Zwischen Gemeinschaft und dem Alleinsein
Die Tänzer:innen realisieren ihre unterschiedlichen Wahrheiten und die unterschiedlichen Umstände, in denen sie sich wiederfinden. Einige wenden sich vom Geschehen ab, unfähig das fröhliche Treiben mit anzusehen und frustriert von der eigenen Eingrenzung. Und doch werden sie angetrieben von der ungestillten Sehnsucht, sich zu begegnen. Sich zu berühren.

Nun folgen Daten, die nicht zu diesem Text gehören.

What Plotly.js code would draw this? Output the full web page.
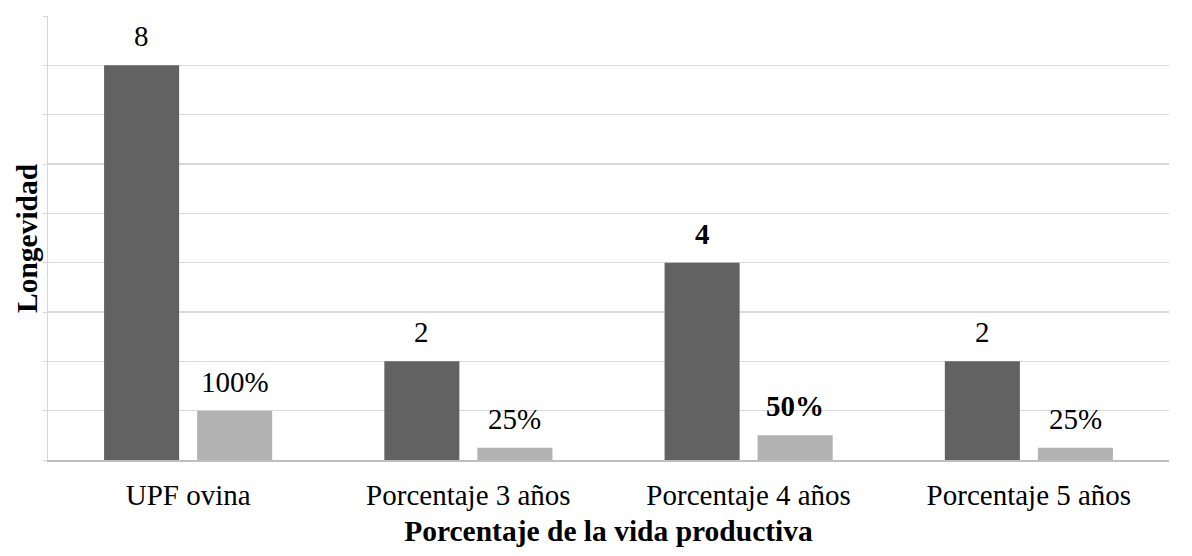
<!DOCTYPE html>
<html>
<head>
<meta charset="utf-8">
<script src="https://cdn.plot.ly/plotly-3.0.1.min.js"></script>
<style>
  body { margin: 0; background: #fff; }
  #chart { width: 1192px; height: 556px; }
</style>
</head>
<body>
<div id="chart"></div>
<script>
// categories and values
const categories = ['UPF ovina', 'Porcentaje 3 años', 'Porcentaje 4 años', 'Porcentaje 5 años'];
const longevidad = [8, 2, 4, 2];
const vidaProductiva = [1, 0.25, 0.5, 0.25];
const longevidadLabels = ['8', '2', '4', '2'];
const vidaLabels = ['100%', '25%', '50%', '25%'];
const boldIndex = 2;

const serif = '"Liberation Serif", "Times New Roman", Times, serif';

let traces = [
    {
        x: categories,
        y: longevidad,
        type: 'bar',
        name: 'Longevidad',
        marker: { color: '#626262' },
        hoverinfo: 'none'
    },
    {
        x: categories,
        y: vidaProductiva,
        type: 'bar',
        name: 'Vida productiva',
        marker: { color: '#b2b2b2' },
        hoverinfo: 'none'
    }
];

// value labels sit a bit higher above the bars than plotly's own outside text
let annotations = [];
categories.forEach((cat, i) => {
    let weight = (i === boldIndex) ? 'bold' : 'normal';
    annotations.push({
        x: cat, y: longevidad[i], xref: 'x', yref: 'y',
        text: longevidadLabels[i], showarrow: false,
        xshift: -46.5, yshift: 11, yanchor: 'bottom',
        font: { family: serif, size: 29, color: '#000', weight: weight }
    });
    annotations.push({
        x: cat, y: vidaProductiva[i], xref: 'x', yref: 'y',
        text: vidaLabels[i], showarrow: false,
        xshift: 46.5, yshift: 11, yanchor: 'bottom',
        font: { family: serif, size: 29, color: '#000', weight: weight }
    });
});

// y title as an annotation so it can sit closer to the axis
annotations.push({
    xref: 'paper', yref: 'paper', x: 0, y: 0.5,
    xshift: -21, textangle: -90, showarrow: false,
    xanchor: 'center', yanchor: 'middle',
    text: 'Longevidad',
    font: { family: serif, size: 29.5, color: '#000', weight: 'bold' }
});

let layout = {
    width: 1192,
    height: 556,
    margin: { l: 48, r: 23, t: 16, b: 96 },
    paper_bgcolor: '#fff',
    plot_bgcolor: '#fff',
    showlegend: false,
    barmode: 'group',
    bargap: 0.336,
    bargroupgap: 0.1935,
    font: { family: serif, size: 29, color: '#000' },
    xaxis: {
        showgrid: false,
        showline: true,
        linecolor: '#bfbfbf',
        linewidth: 1.5,
        ticks: '',
        ticklabelstandoff: 9,
        tickfont: { family: serif, size: 29, color: '#000' },
        title: {
            text: 'Porcentaje de la vida productiva',
            font: { family: serif, size: 29.5, color: '#000', weight: 'bold' },
            standoff: 10
        },
        automargin: false
    },
    yaxis: {
        range: [0, 9],
        dtick: 1,
        showticklabels: false,
        showgrid: true,
        gridcolor: '#d9d9d9',
        gridwidth: 1.3,
        zeroline: false,
        showline: true,
        linecolor: '#d6d6d6',
        linewidth: 1.3,
        ticks: 'outside',
        ticklen: 4,
        tickcolor: '#d6d6d6',
        automargin: false
    },
    annotations: annotations
};

Plotly.newPlot('chart', traces, layout, { displayModeBar: false, staticPlot: true });
</script>
</body>
</html>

Ist es demnach ein Privileg, in einer Gemeinschaft zu leben? Gemeinsam kann man sich gegenseitig aufbauen, unterhalten, Halt geben. Diesen Eindruck erwecken zumindest einige Duette. Es scheint so, als würden sie mit Leichtigkeit durch diese schwierige Zeit kommen, so leicht und losgelöst bewegen sie sich miteinander auf der Bühne oder in Interaktion mit „den anderen“. Bei einigen Paaren schlägt die anfängliche Leidenschaft aber in Belastung über. Der Druck wird zu groß, die Nähe zu eng. Doch wie distanzieren, wenn man plötzlich so aneinander gebunden ist?
Ist das gerade wirklich passiert?
Während man sich all diese philosophischen Fragen stellt und sich der eigenen Tragik bewusst wird, erscheint plötzlich ein Geist. Es ist eigentlich nicht wirklich ein Geist, aber als Zuschauerin frage ich mich, ob ich fantasiere, oder da wirklich gerade Klara/Marie mit ihrem Nussknacker über die Bühne tanzt, am Weihnachtsabend?

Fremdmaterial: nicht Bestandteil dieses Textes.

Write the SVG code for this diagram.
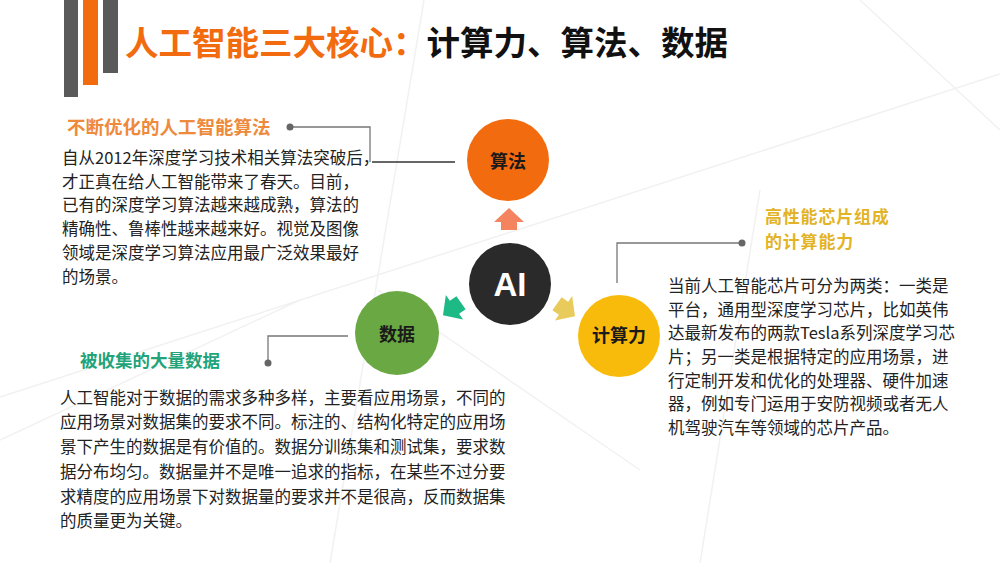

Dem Publikum bleibt die Katharsis verwehrt. Gut so, denn wir befinden uns nach wie vor in einer Pandemie und haben noch lange nicht alle Perspektiven sichtbar gemacht. Durch die Erscheinung dieser sogenannten „Geister“ wird die Reibung der einzelnen Tanzfragmente verstärkt. Eine besondere Stärke der Choreographie.

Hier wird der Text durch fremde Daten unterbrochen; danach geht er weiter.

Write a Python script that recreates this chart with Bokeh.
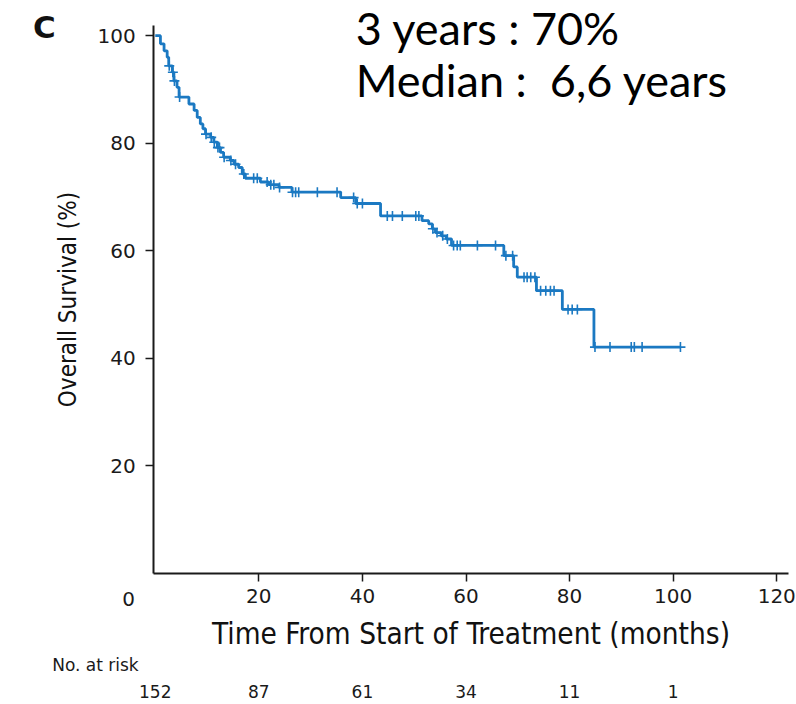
import numpy as np
from bokeh.plotting import figure
from bokeh.models import Label, FixedTicker, Range1d
from bokeh.embed import file_html
from bokeh.resources import INLINE

# ---- data ----
event_times = [0, 1.0, 1.7, 2.3, 2.6, 3.3, 3.6, 4.2, 4.6, 6.5,
               7.5, 8.1, 8.7, 9.2, 9.7, 10.7, 11.3, 12.0, 12.6, 13.2,
               14.5, 15.2, 16.1, 16.8, 17.4, 20.3, 21.9, 23.9, 26.4, 35.8,
               38.7, 43.5, 51.5, 52.8, 53.5, 54.1, 55.2, 56.2, 57.2, 67.3,
               69.2, 69.9, 73.6, 78.6, 84.7]
event_surv = [100, 98.5, 97.2, 96.0, 94.4, 93.2, 91.6, 90.4, 88.6, 87.3,
              86.1, 84.8, 83.6, 82.7, 81.7, 81.1, 80.2, 79.2, 78.3, 77.4,
              76.8, 76.1, 75.5, 74.3, 73.5, 72.8, 72.3, 71.8, 70.9, 69.9,
              68.8, 66.5, 65.6, 65.0, 64.1, 63.4, 62.8, 62.2, 61.0, 59.1,
              57.0, 55.1, 52.6, 49.1, 42.1]
last_followup = 101.4
censor_times = [2.7, 3.4, 3.7, 4.7, 9.8, 10.8, 11.4, 12.1, 12.4, 13.3,
                14.6, 15.5, 17.1, 19.0, 19.7, 21.6, 22.3, 22.9, 24.0, 26.5,
                27.1, 27.7, 31.3, 35.1, 38.3, 39.0, 40.0, 44.8, 45.8, 47.7,
                50.3, 50.9, 53.6, 54.4, 55.5, 56.4, 57.6, 58.3, 58.9, 62.2,
                65.7, 67.7, 69.0, 71.2, 71.8, 72.5, 73.3, 74.4, 75.4, 76.3,
                77.0, 79.7, 80.5, 81.5, 84.9, 87.8, 91.9, 92.5, 94.0, 101.4]
risk_times = [0, 20, 40, 60, 80, 100]
risk_counts = ["152", "87", "61", "34", "11", "1"]
x_ticks = [20, 40, 60, 80, 100, 120]
y_ticks = [20, 40, 60, 80, 100]
x_axis_bounds = (-0.3, 122.3)
y_axis_bounds = (0, 101.9)

BLUE = "#1b79c2"
DARK = "#1a1a1a"
COND = "DejaVu Sans Condensed, Liberation Sans"

# the frame fills the whole canvas; axes are drawn at fixed data locations
p = figure(width=796, height=704, output_backend="svg", toolbar_location=None,
           x_range=Range1d(-29.88, 123.81), y_range=Range1d(-24.36, 106.55),
           min_border=0)
p.grid.visible = False
p.outline_line_color = None
p.background_fill_color = "white"

# step curve
xs = event_times + [last_followup]
ys = event_surv + [event_surv[-1]]
p.step(xs, ys, mode="after", line_color=BLUE, line_width=2.8)

# censor marks
idx = np.searchsorted(np.array(event_times), np.array(censor_times), side="right") - 1
cy = [event_surv[i] for i in idx]
p.scatter(censor_times, cy, marker="cross", size=10, line_color=BLUE, line_width=1.6)

# axes
for ax in (p.xaxis[0], p.yaxis[0]):
    ax.axis_line_color = DARK
    ax.axis_line_width = 2
    ax.major_tick_line_color = DARK
    ax.major_tick_line_width = 1.5
    ax.major_tick_out = 8
    ax.major_tick_in = 0
    ax.minor_tick_line_color = None
    ax.major_label_text_font = "DejaVu Sans"
    ax.major_label_text_font_size = "20px"
    ax.major_label_text_color = DARK
    ax.axis_label_text_font = COND
    ax.axis_label_text_font_style = "normal"
    ax.axis_label_text_color = "#111111"

p.xaxis.fixed_location = 0
p.xaxis.bounds = x_axis_bounds
p.yaxis.fixed_location = x_axis_bounds[0]
p.yaxis.bounds = y_axis_bounds
p.xaxis.ticker = FixedTicker(ticks=x_ticks)
p.yaxis.ticker = FixedTicker(ticks=y_ticks)
p.xaxis.major_label_standoff = 8
p.yaxis.major_label_standoff = 10
p.xaxis.axis_label = "Time From Start of Treatment (months)"
p.xaxis.axis_label_text_font_size = "29.5px"
p.xaxis.axis_label_standoff = 10
p.yaxis.axis_label = "Overall Survival (%)"
p.yaxis.axis_label_text_font_size = "24px"
p.yaxis.axis_label_standoff = 12

# annotation text
p.add_layout(Label(x=38.7, y=101.4, text="3 years : 70%", text_font="Lato",
                   text_font_size="45px", text_color="#000000",
                   text_align="left", text_baseline="alphabetic"))
p.add_layout(Label(x=38.7, y=91.7, text="Median :\u00a0 6,6 years", text_font="Lato",
                   text_font_size="45px", text_color="#000000",
                   text_align="left", text_baseline="alphabetic"))

p.add_layout(Label(x=-21.4, y=101.7, text="C", text_font="DejaVu Sans",
                   text_font_style="bold", text_font_size="31px", text_color="#111111",
                   text_align="center", text_baseline="middle"))
p.add_layout(Label(x=-5.16, y=-4.65, text="0", text_font="DejaVu Sans",
                   text_font_size="20px", text_color=DARK,
                   text_align="center", text_baseline="middle"))
p.add_layout(Label(x=-19.9, y=-17.0, text="No. at risk", text_font="DejaVu Sans",
                   text_font_size="17px", text_color=DARK,
                   text_align="left", text_baseline="middle"))
for t, n in zip(risk_times, risk_counts):
    p.add_layout(Label(x=t, y=-21.9, text=n, text_font="DejaVu Sans",
                       text_font_size="17px", text_color=DARK,
                       text_align="center", text_baseline="middle"))

open("out.html", "w").write(file_html(p, INLINE))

Das Private wird choreographisch
„Oh, die wohnen also zusammen“, bei diesem Gedanken habe ich mich beim Zuschauen tatsächlich häufiger erwischt. Etwas, was mich überhaupt nichts angeht. Während die Tänzer:innen eine „Rolle“ auf der Bühne spielen, offenbaren sie gleichzeitig ihre privaten Wohnverhältnisse. Auch mit diesem Zwiespalt müssen wir uns in der Pandemie konfrontiert sehen. Wer wann mit wem wird reglementiert und zu einem Politikum.
Die Logik überwinden
Letztlich lebt Ghost Light in erster Linie von seinen Widersprüchen und szenischen Reibungen. Ich habe es sehr genossen, immer wieder ruppig aus einem Geschehen herausgeholt zu werden, immer wieder abrupt einen Gedankenstrang loslassen zu müssen und mich neu zu orientieren. Denn genau das müssen wir seit fast einem Jahr jeden Tag auf’s Neue tun: Loslassen und Neuorientieren.
Ghost Light ist mit einer „Spielfilmlänge“ von 107 Minuten ein wenig langgezogen, aber eine spannende und höchst aktuelle Reflexion unserer Pandemie-Realität. Es ist ein Stück, was diese außergewöhnliche Situation einfängt und durch die musikalischen Klänge von Franz Schubert fast wie einen absurden Traum wirken lässt. Aber eben nur fast.
Noch bis zum 23. April 2021 ist es auf arte concert zu sehen. Sehr empfehlenswert für einen Theaterabend auf der Couch, am besten allein (Zwinkersmiley).